On the home front, we’ve had a great holiday with two weeks down on Cape Otway. Nice weather and great to spend time with the family – had the boys down, Dad & Emmy (who had done a bit of a road trip and driven down from Qld), brother Andy and family, as well as Trynda, James & Samuel. Enjoyed sitting around in the bush and relaxing. I even managed to read a couple of (largish) novels – Snow Crash by Neal Stepheson and Matter by Iain M Banks, both science fiction. Also trips to the beach (picnic at Blanket Bay for Christmas day), walks through the forest and some hard yakka cleaning up around the place. Came back to go to work and then went back to the bush for weekend to chat to a tree lopper as we’re getting closer to building and need to clear a few more trees. Don’t really like doing this, but we need to make way for a house and make sure nothing will fall on it later. Highlights obviously the weather, food, drink, books and company, as well as spotting a couple of Twany Frogmouths hunting in the dark – very cool. Overall and excellent adventure and good for the soul.

 

 

 

 

 

 

 

 

 

 

 

And now it’s mid January already! I’m finding that a little difficult to comprehend but it’s true. I’ve been back at work for two weeks and gradually getting up to speed. There aren’t a lot of people around (it’s good time for academics to get their recreation leave entitlements down) and students don’t come back on campus till second week of March. Well, that’s not completely true. We’re running a Tri-semester 3 (instead of a Summer semester) and have quite a few students doing that but they are mostly off campus. Things for me so far have meant getting ready for Tri-semester 1 and covering the fort till other support staff come back from leave. So, been dealing with some business and catching up with people after the break. Looking forward to doing some writing and research this year and thinking about a research question that might sustain me during the time it would take to do a PhD…

 

 

 

 

 

 

 

 

 

 

So, that’s fairly up to date with a fair bit of computer tinkering over this weekend. New operating systems on three laptops and restoring software applications and data. Wendy’s HDD failed and I needed to go to 10.5 and then Reubs wanted to as well. I suppose we’ll find out the week what we still need to do when things don’t work or we can’t find something. Oh, and we’re saying goodbye to Ash as he heads back to Europe for a while (at least 9 Months). He be heading to France (Lyon) to catch up with Pip who is studying there. It will be cold. We might be heading over that way too, and spend some Euros on the continent later in the year – we’ll see how things pan out.



dinner parties

7 06 2008

Its late on Saturday evening and I’m feeling fine (the Cats have won again). Now that’s two nights in a row of nice dinners and pleasant conversation. It’s probably been a while since we’ve actually been able to do that. It’s been good to sit around the table with family and friends and enjoy each other’s company while taking our time over a nice curry last night and an african bobotie this evening. Also enjoyed a Warrenmang white (2004 Bazzani Chardonnay) and red (2005 Bazzani Shiraz Cabernet) with affogato for desert. Getting some shuteye will be next and a slow Saturday is on the cards….

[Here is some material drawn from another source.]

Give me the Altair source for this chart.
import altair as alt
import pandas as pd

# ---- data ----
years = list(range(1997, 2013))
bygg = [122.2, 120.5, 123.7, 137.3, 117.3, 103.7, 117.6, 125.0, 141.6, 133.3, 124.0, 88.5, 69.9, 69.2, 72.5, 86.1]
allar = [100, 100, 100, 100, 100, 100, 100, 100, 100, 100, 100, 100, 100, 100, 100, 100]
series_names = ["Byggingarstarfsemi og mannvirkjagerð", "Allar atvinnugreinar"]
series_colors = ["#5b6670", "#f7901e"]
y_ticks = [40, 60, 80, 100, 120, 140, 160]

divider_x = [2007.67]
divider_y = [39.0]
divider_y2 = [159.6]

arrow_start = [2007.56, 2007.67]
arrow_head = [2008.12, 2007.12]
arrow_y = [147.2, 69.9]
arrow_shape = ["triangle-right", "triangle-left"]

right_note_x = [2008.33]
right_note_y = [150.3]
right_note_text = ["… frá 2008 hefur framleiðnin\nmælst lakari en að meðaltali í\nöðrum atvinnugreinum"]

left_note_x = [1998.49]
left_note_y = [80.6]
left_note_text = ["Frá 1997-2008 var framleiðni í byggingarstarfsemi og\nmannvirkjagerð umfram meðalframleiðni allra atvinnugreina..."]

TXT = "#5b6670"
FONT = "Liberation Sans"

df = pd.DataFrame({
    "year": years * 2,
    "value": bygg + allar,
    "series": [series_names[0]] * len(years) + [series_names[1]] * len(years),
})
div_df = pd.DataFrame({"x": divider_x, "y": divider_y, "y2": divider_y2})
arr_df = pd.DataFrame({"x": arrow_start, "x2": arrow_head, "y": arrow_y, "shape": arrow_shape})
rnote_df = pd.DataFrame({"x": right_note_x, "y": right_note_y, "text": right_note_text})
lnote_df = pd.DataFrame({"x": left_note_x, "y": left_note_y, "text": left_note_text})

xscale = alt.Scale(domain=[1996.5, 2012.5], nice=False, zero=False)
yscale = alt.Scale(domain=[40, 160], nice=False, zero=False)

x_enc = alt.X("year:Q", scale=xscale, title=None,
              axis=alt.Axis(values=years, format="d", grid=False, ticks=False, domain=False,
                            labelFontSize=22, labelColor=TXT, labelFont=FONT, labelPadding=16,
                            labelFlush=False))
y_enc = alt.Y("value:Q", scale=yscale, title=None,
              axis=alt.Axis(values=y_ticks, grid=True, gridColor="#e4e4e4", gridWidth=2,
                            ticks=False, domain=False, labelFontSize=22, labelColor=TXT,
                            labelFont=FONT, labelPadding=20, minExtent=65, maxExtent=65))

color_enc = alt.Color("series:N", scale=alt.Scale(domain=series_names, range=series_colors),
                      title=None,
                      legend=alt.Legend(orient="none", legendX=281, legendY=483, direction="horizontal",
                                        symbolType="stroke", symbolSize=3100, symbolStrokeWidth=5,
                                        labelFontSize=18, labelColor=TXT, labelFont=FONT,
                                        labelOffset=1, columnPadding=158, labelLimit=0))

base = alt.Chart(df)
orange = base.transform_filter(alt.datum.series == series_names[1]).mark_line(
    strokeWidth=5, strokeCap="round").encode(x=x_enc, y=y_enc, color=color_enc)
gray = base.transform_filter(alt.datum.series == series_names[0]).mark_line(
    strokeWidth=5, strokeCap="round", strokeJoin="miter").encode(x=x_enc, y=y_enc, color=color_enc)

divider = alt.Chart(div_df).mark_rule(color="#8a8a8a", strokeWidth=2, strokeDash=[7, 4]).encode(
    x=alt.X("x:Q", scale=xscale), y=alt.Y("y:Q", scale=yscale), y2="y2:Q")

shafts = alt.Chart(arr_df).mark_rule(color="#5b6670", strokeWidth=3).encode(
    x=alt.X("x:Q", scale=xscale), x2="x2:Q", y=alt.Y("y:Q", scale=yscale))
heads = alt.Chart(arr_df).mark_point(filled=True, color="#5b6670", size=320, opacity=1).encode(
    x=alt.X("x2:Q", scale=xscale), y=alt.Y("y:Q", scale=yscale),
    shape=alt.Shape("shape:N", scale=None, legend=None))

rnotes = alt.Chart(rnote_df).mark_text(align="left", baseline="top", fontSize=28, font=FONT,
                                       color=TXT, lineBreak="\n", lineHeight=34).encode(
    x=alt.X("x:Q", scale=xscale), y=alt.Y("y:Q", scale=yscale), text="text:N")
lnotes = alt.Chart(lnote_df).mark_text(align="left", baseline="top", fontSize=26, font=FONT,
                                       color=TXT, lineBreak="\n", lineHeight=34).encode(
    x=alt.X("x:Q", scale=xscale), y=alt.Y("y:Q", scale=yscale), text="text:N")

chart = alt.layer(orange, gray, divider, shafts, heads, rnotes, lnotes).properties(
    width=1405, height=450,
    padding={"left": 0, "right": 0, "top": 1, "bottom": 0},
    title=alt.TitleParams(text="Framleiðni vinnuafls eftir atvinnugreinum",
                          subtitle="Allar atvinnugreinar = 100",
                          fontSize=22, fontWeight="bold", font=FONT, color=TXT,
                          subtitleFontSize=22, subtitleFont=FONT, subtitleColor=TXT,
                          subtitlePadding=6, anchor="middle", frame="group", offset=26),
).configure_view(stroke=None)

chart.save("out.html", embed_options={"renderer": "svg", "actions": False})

Anyway, all this got me thinking about conversation/s and how they work and I reckon they play a key role in how well the evening goes. It all depends on the people sitting around the table and what stories they’ve got to tell. A lot depends on what experiences people have had and how often they may be able to add to or enhance and develop the conversation. Have you ever sat back and wondered just how much you might be able to control the ebb and flow of the talk for a whole evening? It might take some energy and some planing but I reckon it might just be possible. It could actually be fun, enough of a temptation for you to try it sometime?



good intentions

13 03 2008

wow, that got away from me a bit.a week away and very little time (and absolutely crap internet connections) ensured I didn’t get round to making a regular contribution to these rambles. I was aiming to keep my dear readers informed of my adventures over in Malaysia, but I didn’t happen. I did write a bit but couldn’t get it posted, so there you go. bits and pieces may appear in future posts.

anyway, adventures were had, good company was kept, work was done, impressions were made, shopping was undertaken, and food was eaten. A red eye flight home, so a couple of days to catch up on the sleep. The elections were held in Malaysia the day we left and the country had quite a carnival air to it the week before, with so much bunting and posters etc. it looked worse than a second hand car lot. it was obviously time for a change (considering the result), but the people we spoke to were keeping quiet about their voting intentions – I wonder why? so, they’ve had a change (for the better I hope) and life will no doubt go on.

our hosts were as wonderful as always and treated us to some wonderful food, be it Chinese, Malay or Indian (although one night the Indian was a bit dodgy – maybe a bit too late in the evening) or the huge smorgasbord breakfasts in the hotels (hmm, ordering an omelet made to order is fun). Lots of seafood (prawns, snails, crab, fish etc.) and chicken, pork, rice & noodles. I think they were surprised at our ability (and genuine desire) to eat their ‘spicy’ dishes. Nothing was hotter than what I’ve eaten at home…

Our work was useful and will support the continuance of the program. It was good to see familiar faces again. We were guest or honour at a convocation/graduation ceremony and sat through two and half hours of procedure done in a foreign language. It was actually quite nice and broken up by some musical interludes/performance (choir and gamelan orchestra).

a week in another (exotic) world/place can make home look a little boring, but it’s very nice to here.